Newspaper reports in 2018 alleged Ben Roberts-Smith murdered a man in Afghanistan and encouraged his colleagues to drink beer from his victim’s prosthetic leg. He was also accused of killing an unarmed Afghan shepherd by kicking him off a cliff and ordering his fellow soldiers to shoot him.
The former Special Air Service Regiment (SAS) trooper, who received the Victoria Cross, Australia’s highest military honor, in 2011, has denied any wrongdoing. He said articles published by The Age, The Sydney Morning Herald and The Canberra Times newspapers portrayed him as a war criminal who disgraced his country by murdering Afghan civilians. Roberts-Smith said the stories were “baseless” and “flawed.”
His lawyer told the hearing Monday that he was “an exceptional soldier” but was the victim of “dishonest journalism” and “corrosive jealousy and lies.”

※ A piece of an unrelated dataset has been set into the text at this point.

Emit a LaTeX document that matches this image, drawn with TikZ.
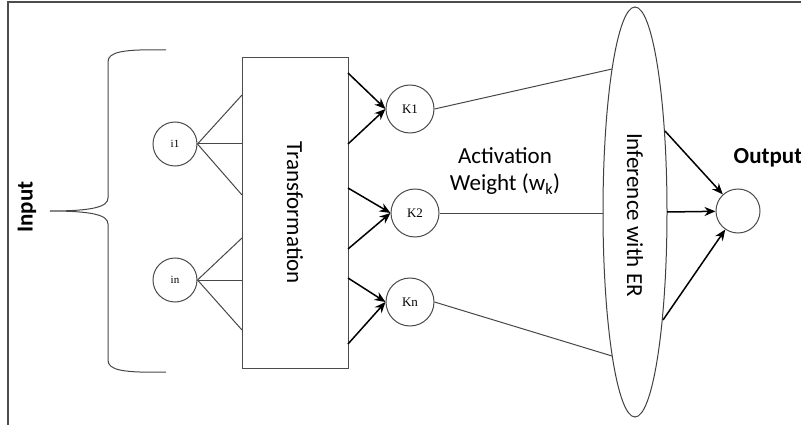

The trial in Sydney is expected to hear from about 60 witnesses over the next ten weeks.
Current and former members of Australia’s special forces are scheduled to give evidence anonymously. Other witnesses will testify via a video link from a law firm in Kabul.
Associate professor Ben Wadham, a military historian from Flinders University, told the Australian Broadcasting Corp., the case goes to heart of Australia’s conduct during times of conflict.
“It has brought into tension that question about: does everything and anything go in war, or do we actually have some responsibility to these higher values, and shouldn’t we be upholding them?” Wadham said.
Last November, a landmark inquiry into Australian special forces in Afghanistan found “credible evidence” of the “murder” of 39 prisoners, farmers, or other civilians.
A lengthy investigation examined claims of unlawful killings and other possible breaches by Australia’s elite special forces in Afghanistan between 2005 and 2016.
Ben Roberts-Smith left the army in 2013 and is currently the general manager of the Seven Network, a media company, in Brisbane and regional Queensland.